«La lingua italiana non è in Sicilia la lingua dei poveri». Il senso di La terra trema sta già nella frase con cui si chiude la lunga didascalia con cui il film si apre: un messaggio di evidente intonazione politica, che si trasforma subito in riflessione stilistica. Che cosa vada detto è chiaro, adesso occorre trovare gli strumenti più efficaci per dare voce a chi, altrimenti, non ne avrebbe alcuna. Sono gli estremi, tutt'altro che inconciliabili, entro i quali si muove il cinema di Luchino Visconti, regista raffinatissimo e militante, impegnato e addirittura minuzioso nella ricostruzione degli ambienti e degli stati d'animo. La stessa cura che, per esempio, verrà riservata ai costumi di Senso nel 1954 e, più ancora, a quelli del Gattopardo nel 1963 (la leggenda vuole che fosse d'epoca perfino la biancheria conservata nei mobili, ovviamente antichi, adoperati per la scenografia) è qui riservata ai maglioni sdruciti che gli uomini della famiglia Valastro indossano per uscire a pesca ogni notte. Così Aci Trezza, che potrebbe essere soltanto lo sfondo di un romanzo, torna a rivelarsi per quello che è: un luogo reale, che esige rispetto e induce alla testimonianza.
Di famiglia nobile, nato a Milano nel 1906 e morto a Roma nel 1976, Visconti è un autore che deve moltissimo alla letteratura e che alla letteratura – andrà ammesso – ha dato moltissimo. Dall'esordio con Ossessione nel 1943 fino al testamentario e irrisolto L'innocente del '76, da Rocco e i suoi fratelli del '60 a Morte a Venezia del '71, dietro molti film di Visconti c'è un romanzo: James M. Cain, Gabriele d'Annunzio, Camillo Boito, il Testori del Ponte della Ghisolfa, Thomas Mann. E Tomasi di Lampedusa per la storia del principe di Salina, si capisce. La terra trema, del 1948, è un caso diverso, un'eccezione che fa regola a sé.
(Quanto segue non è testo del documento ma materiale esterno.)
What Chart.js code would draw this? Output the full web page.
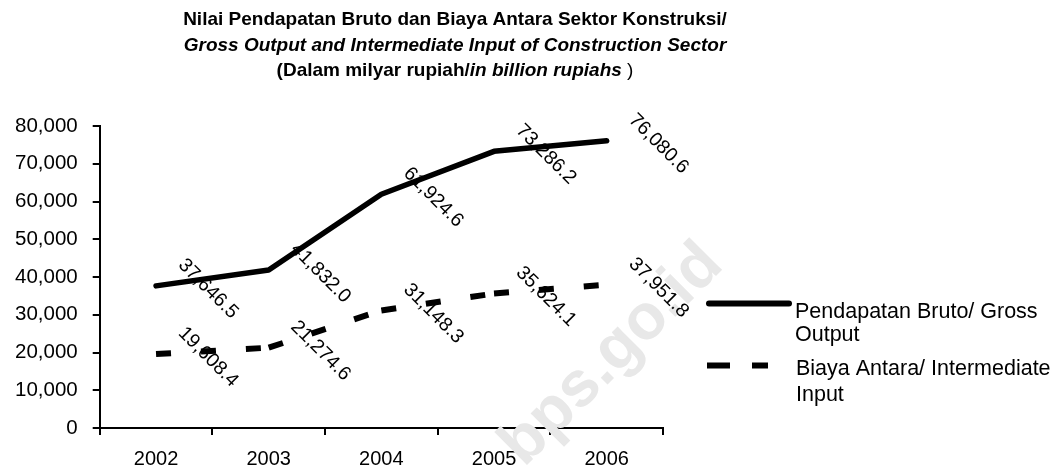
<!DOCTYPE html>
<html>
<head>
<meta charset="utf-8">
<script src="https://cdn.jsdelivr.net/npm/chart.js@4.4.1/dist/chart.umd.min.js"></script>
<style>
  html, body { margin: 0; padding: 0; background: #fff; }
  #wrap { position: relative; width: 1053px; height: 470px; }
</style>
</head>
<body>
<div id="wrap"><canvas id="c" width="1053" height="470"></canvas></div>
<script>
const categories = ['2002', '2003', '2004', '2005', '2006'];
const grossOutput = [37646.5, 41832.0, 61924.6, 73286.2, 76080.6];
const intermediateInput = [19608.4, 21274.6, 31148.3, 35624.1, 37951.8];
const seriesNames = [
  ['Pendapatan Bruto/ Gross', 'Output'],
  ['Biaya Antara/ Intermediate', 'Input']
];
const titleLine1 = 'Nilai Pendapatan Bruto dan Biaya Antara Sektor Konstruksi/';
const titleLine2 = 'Gross Output and Intermediate Input of Construction Sector';
const titleLine3a = '(Dalam milyar rupiah/';
const titleLine3b = 'in billion rupiahs';
const titleLine3c = ' )';
const watermark = 'bps.go.id';

const FONT = '"Liberation Sans", Arial, Helvetica, sans-serif';

function fmt(v) {
  return v.toLocaleString('en-US', { minimumFractionDigits: 1, maximumFractionDigits: 1 });
}

const decorPlugin = {
  id: 'decor',
  beforeDatasetsDraw(chart) {
    const ctx = chart.ctx;
    ctx.save();
    ctx.translate(612, 355);
    ctx.rotate(-Math.PI / 4);
    ctx.font = 'bold 64px ' + FONT;
    ctx.fillStyle = '#e8e8e8';
    ctx.textAlign = 'center';
    ctx.textBaseline = 'middle';
    ctx.fillText(watermark, 0, 0);
    ctx.restore();
  },
  afterDatasetsDraw(chart) {
    const ctx = chart.ctx;
    ctx.save();
    ctx.font = '19.5px ' + FONT;
    ctx.fillStyle = '#000';
    ctx.textAlign = 'center';
    ctx.textBaseline = 'middle';
    chart.data.datasets.forEach((ds, di) => {
      const meta = chart.getDatasetMeta(di);
      meta.data.forEach((pt, i) => {
        ctx.save();
        ctx.translate(pt.x + 52, pt.y + 3);
        ctx.rotate(Math.PI / 4);
        ctx.fillText(fmt(ds.data[i]), 0, 0);
        ctx.restore();
      });
    });
    ctx.restore();
  },
  afterDraw(chart) {
    const ctx = chart.ctx;
    ctx.save();
    ctx.fillStyle = '#000';
    ctx.textBaseline = 'middle';
    ctx.textAlign = 'center';
    const cx = 455;
    ctx.font = 'bold 19px ' + FONT;
    ctx.fillText(titleLine1, cx, 20);
    ctx.font = 'italic bold 19px ' + FONT;
    ctx.fillText(titleLine2, cx, 46);
    ctx.textAlign = 'left';
    const fA = 'bold 19px ' + FONT, fB = 'italic bold 19px ' + FONT, fC = '19px ' + FONT;
    ctx.font = fA; const wA = ctx.measureText(titleLine3a).width;
    ctx.font = fB; const wB = ctx.measureText(titleLine3b).width;
    ctx.font = fC; const wC = ctx.measureText(titleLine3c).width;
    let x = cx - (wA + wB + wC) / 2;
    ctx.font = fA; ctx.fillText(titleLine3a, x, 71); x += wA;
    ctx.font = fB; ctx.fillText(titleLine3b, x, 71); x += wB;
    ctx.font = fC; ctx.fillText(titleLine3c, x, 71);

    // legend
    ctx.strokeStyle = '#000';
    ctx.lineWidth = 6;
    ctx.lineCap = 'round';
    ctx.beginPath(); ctx.moveTo(709, 303.5); ctx.lineTo(789, 303.5); ctx.stroke();
    ctx.lineCap = 'butt';
    ctx.setLineDash([23, 22]);
    ctx.beginPath(); ctx.moveTo(707, 365.5); ctx.lineTo(768, 365.5); ctx.stroke();
    ctx.setLineDash([]);
    ctx.font = '21.5px ' + FONT;
    ctx.textBaseline = 'alphabetic';
    ctx.fillText(seriesNames[0][0], 795, 318);
    ctx.fillText(seriesNames[0][1], 795, 341);
    ctx.fillText(seriesNames[1][0], 796, 375);
    ctx.fillText(seriesNames[1][1], 796, 401);
    ctx.restore();
  }
};

new Chart(document.getElementById('c'), {
  type: 'line',
  data: {
    labels: categories,
    datasets: [
      {
        label: seriesNames[0].join(' '),
        data: grossOutput,
        borderColor: '#000',
        borderWidth: 5.5,
        borderCapStyle: 'round',
        borderJoinStyle: 'round',
        pointRadius: 0,
        tension: 0,
        fill: false
      },
      {
        label: seriesNames[1].join(' '),
        data: intermediateInput,
        borderColor: '#000',
        borderWidth: 6,
        borderDash: [15, 30],
        borderCapStyle: 'butt',
        pointRadius: 0,
        tension: 0,
        fill: false,
        segment: {
          borderDashOffset: c => c.p0DataIndex * 45
        }
      }
    ]
  },
  options: {
    responsive: false,
    animation: false,
    devicePixelRatio: 1,
    layout: { padding: { top: 126, left: 0, right: 390, bottom: -13 } },
    plugins: {
      legend: { display: false },
      title: { display: false },
      tooltip: { enabled: false }
    },
    scales: {
      x: {
        offset: true,
        grid: { offset: true, drawOnChartArea: false, drawTicks: true, tickLength: 7, color: '#000', lineWidth: 2 },
        border: { display: true, color: '#000', width: 2 },
        ticks: { color: '#000', font: { family: FONT, size: 20 }, padding: 12, maxRotation: 0 }
      },
      y: {
        min: 0,
        max: 80000,
        grid: { drawOnChartArea: false, drawTicks: true, tickLength: 7, color: '#000', lineWidth: 2 },
        border: { display: true, color: '#000', width: 2 },
        ticks: { stepSize: 10000, color: '#000', font: { family: FONT, size: 20.5 }, padding: 15 }
      }
    }
  },
  plugins: [decorPlugin]
});
</script>
</body>
</html>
Visconti rilegge I Malavoglia di Giovanni Verga alla luce della cronaca dell'immediato dopoguerra, si riappropria di un classico trascinandolo nella contemporaneità. Lo fa con pieno convincimento ideologico (lo spunto per il film gli viene mentre è impegnato nelle riprese di un documentario elettorale per il Partito comunista) e con assoluto rigore d'artista. La terra trema non si limita a fornire una trasposizione cinematografica dei Malavoglia: li riscrive per immagini, in una lingua domestica e solenne. Girare ad Aci Trezza non basta, occorre che gli abitanti del paese accettino di recitare la parte che viene loro assegnata e che, in più di un caso, si avvicina molto alla loro stessa biografia. Lo scarto fra realtà e rappresentazione è ridotto al minimo, con un'attenzione ai giovani che, una volta di più, offre una nuova chiave interpretativa del romanzo di Verga. Non è la storia dei padri sconfitti, quella che Visconti racconta. È la storia dei figli ai quali viene negato il futuro: il ribelle 'Ntoni, Cola che si fa contrabbandiere per necessità, Mara che non può amare, Lucia che si deve concedere. A interpretare i quattro fratelli Valastro sono due coppie di fratelli e sorelle, Antonio e Giuseppe Arcidiacono per 'Ntoni e Cola, Agnese e Nelluccia Giammona per Lucia e Mara. Sono volti che non si dimenticano, anche se sullo schermo appaiono solo in questa occasione.
Come I Malavoglia, anche La terra trema è un capolavoro che porta su di sé i segni di un fallimento. Verga non arrivò a completare il Ciclo dei Vinti inaugurato dal romanzo, Visconti non portò a termine la trilogia sulla povertà siciliana di cui questo "episodio del mare" avrebbe dovuto costituire il primo pannello. Entrambe le opere non concedono nulla, non lasciano scampo. Ma parlano una lingua nuova, l'unica che si poteva adoperare per dare forma a una bellezza tanto dolorosa.